→ **The exercise**
Drop the pictures, then extract the listing word for word.

→ **Recorded information**
§ §
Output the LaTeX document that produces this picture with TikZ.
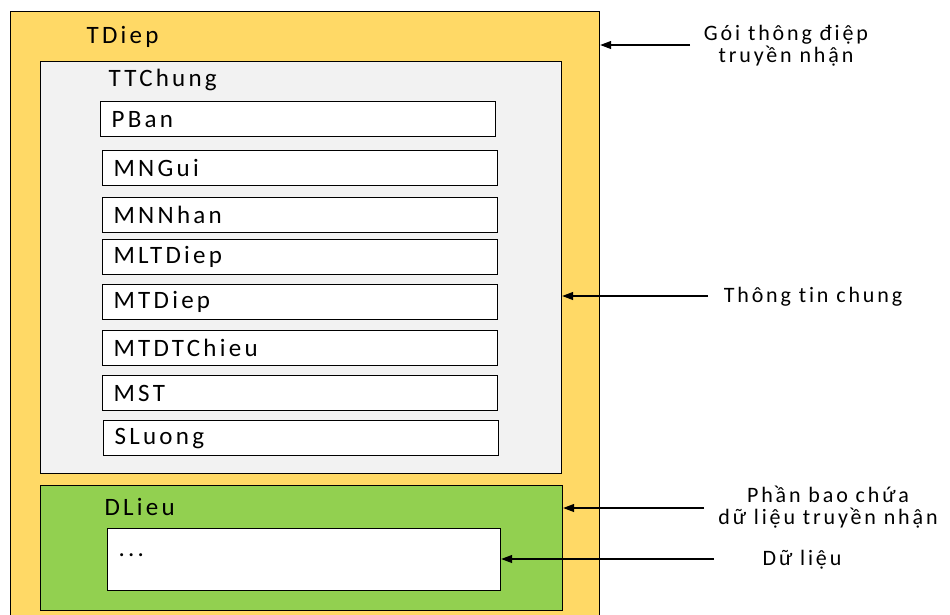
\documentclass[tikz,border=0pt]{standalone}
\usepackage{fontspec}
\setmainfont{Carlito}[LetterSpace=13, Ligatures=NoCommon]
\usepackage{tikz}
\definecolor{yellow400}{HTML}{FFD966}
\definecolor{gray100}{HTML}{F2F2F2}
\definecolor{green400}{HTML}{92D050}
\usetikzlibrary{arrows.meta}
\tikzstyle{khung}=[draw=black, anchor=north west, inner sep=0pt]
\tikzstyle{truong}=[draw=black, fill=white, anchor=north west, minimum height=35pt, text width=373pt, inner xsep=11pt, align=left, font=\fontsize{25}{27}\selectfont]
\tikzstyle{tieude}=[anchor=west, inner sep=0pt, font=\fontsize{25}{27}\selectfont]
\tikzstyle{ghichu}=[align=center, inner sep=0pt, font=\fontsize{22}{22}\selectfont]
\tikzstyle{muiten}=[-{Triangle[length=11pt,width=8pt]}]

\begin{document}
\begin{tikzpicture}[x=1pt, y=-1pt, line width=1.2pt]
					\clip (0,0) rectangle (950,614);
					% cac khung chua
					\node[khung, fill=yellow400, minimum width=589pt, minimum height=615pt] (tdiep) at (10,11) {};
					\node[khung, fill=gray100, minimum width=521pt, minimum height=412pt] (ttchung) at (40,61) {};
					\node[khung, fill=green400, minimum width=522pt, minimum height=125pt] (dlieu) at (40,485) {};
					\node[tieude] (tTDiep) at (86,37) {TDiep};
					\node[tieude] (tTTChung) at (108,80) {TTChung};
					\node[tieude] (tDLieu) at (104,507) {DLieu};
					% cac truong thong tin chung
					\node[truong] (pban) at (100,101) {PBan};
					\node[truong] (mngui) at (102,150) {MNGui};
					\node[truong] (mnnhan) at (102,197) {MNNhan};
					\node[truong] (mltdiep) at (102,239) {MLTDiep};
					\node[truong] (mtdiep) at (102,284) {MTDiep};
					\node[truong] (mtdtchieu) at (102,330) {MTDTChieu};
					\node[truong] (mst) at (102,375) {MST};
					\node[truong] (sluong) at (103,420) {SLuong};
					\node[truong, minimum height=62pt, text width=371pt, text depth=10pt] (dulieu) at (107,528) {...};
					% ghi chu
					\node[ghichu] (gGoi) at (786,46) {Gói thông điệp\\truyền nhận};
					\node[ghichu] (gTTChung) at (813,297) {Thông tin chung};
					\node[ghichu] (gPhan) at (828,507) {Phần bao chứa\\dữ liệu truyền nhận};
					\node[ghichu] (gDuLieu) at (802,560) {Dữ liệu};
					\coordinate (c1) at (690,45);
					\coordinate (c2) at (708,296);
					\coordinate (c3) at (704,508);
					\coordinate (c4) at (714,559);
					\path[draw=black, muiten] (c1) -- (c1 -| tdiep.east);
					\path[draw=black, muiten] (c2) -- (c2 -| ttchung.east);
					\path[draw=black, muiten] (c3) -- (c3 -| dlieu.east);
					\path[draw=black, muiten] (c4) -- (c4 -| dulieu.east);
				\end{tikzpicture}
\end{document}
§ §
→ **Final result**
Output the LaTeX document that produces this picture with TikZ.
\documentclass[tikz,border=0pt]{standalone}
\usepackage{fontspec}
\setmainfont{Carlito}[LetterSpace=13, Ligatures=NoCommon]
\usepackage{tikz}
\definecolor{yellow400}{HTML}{FFD966}
\definecolor{gray100}{HTML}{F2F2F2}
\definecolor{green400}{HTML}{92D050}
\usetikzlibrary{arrows.meta}
\tikzstyle{khung}=[draw=black, anchor=north west, inner sep=0pt]
\tikzstyle{truong}=[draw=black, fill=white, anchor=north west, minimum height=35pt, text width=373pt, inner xsep=11pt, align=left, font=\fontsize{25}{27}\selectfont]
\tikzstyle{tieude}=[anchor=west, inner sep=0pt, font=\fontsize{25}{27}\selectfont]
\tikzstyle{ghichu}=[align=center, inner sep=0pt, font=\fontsize{22}{22}\selectfont]
\tikzstyle{muiten}=[-{Triangle[length=11pt,width=8pt]}]

\begin{document}
\begin{tikzpicture}[x=1pt, y=-1pt, line width=1.2pt]
					\clip (0,0) rectangle (950,614);
					% cac khung chua
					\node[khung, fill=yellow400, minimum width=589pt, minimum height=615pt] (tdiep) at (10,11) {};
					\node[khung, fill=gray100, minimum width=521pt, minimum height=412pt] (ttchung) at (40,61) {};
					\node[khung, fill=green400, minimum width=522pt, minimum height=125pt] (dlieu) at (40,485) {};
					\node[tieude] (tTDiep) at (86,37) {TDiep};
					\node[tieude] (tTTChung) at (108,80) {TTChung};
					\node[tieude] (tDLieu) at (104,507) {DLieu};
					% cac truong thong tin chung
					\node[truong] (pban) at (100,101) {PBan};
					\node[truong] (mngui) at (102,150) {MNGui};
					\node[truong] (mnnhan) at (102,197) {MNNhan};
					\node[truong] (mltdiep) at (102,239) {MLTDiep};
					\node[truong] (mtdiep) at (102,284) {MTDiep};
					\node[truong] (mtdtchieu) at (102,330) {MTDTChieu};
					\node[truong] (mst) at (102,375) {MST};
					\node[truong] (sluong) at (103,420) {SLuong};
					\node[truong, minimum height=62pt, text width=371pt, text depth=10pt] (dulieu) at (107,528) {...};
					% ghi chu
					\node[ghichu] (gGoi) at (786,46) {Gói thông điệp\\truyền nhận};
					\node[ghichu] (gTTChung) at (813,297) {Thông tin chung};
					\node[ghichu] (gPhan) at (828,507) {Phần bao chứa\\dữ liệu truyền nhận};
					\node[ghichu] (gDuLieu) at (802,560) {Dữ liệu};
					\coordinate (c1) at (690,45);
					\coordinate (c2) at (708,296);
					\coordinate (c3) at (704,508);
					\coordinate (c4) at (714,559);
					\path[draw=black, muiten] (c1) -- (c1 -| tdiep.east);
					\path[draw=black, muiten] (c2) -- (c2 -| ttchung.east);
					\path[draw=black, muiten] (c3) -- (c3 -| dlieu.east);
					\path[draw=black, muiten] (c4) -- (c4 -| dulieu.east);
				\end{tikzpicture}
\end{document}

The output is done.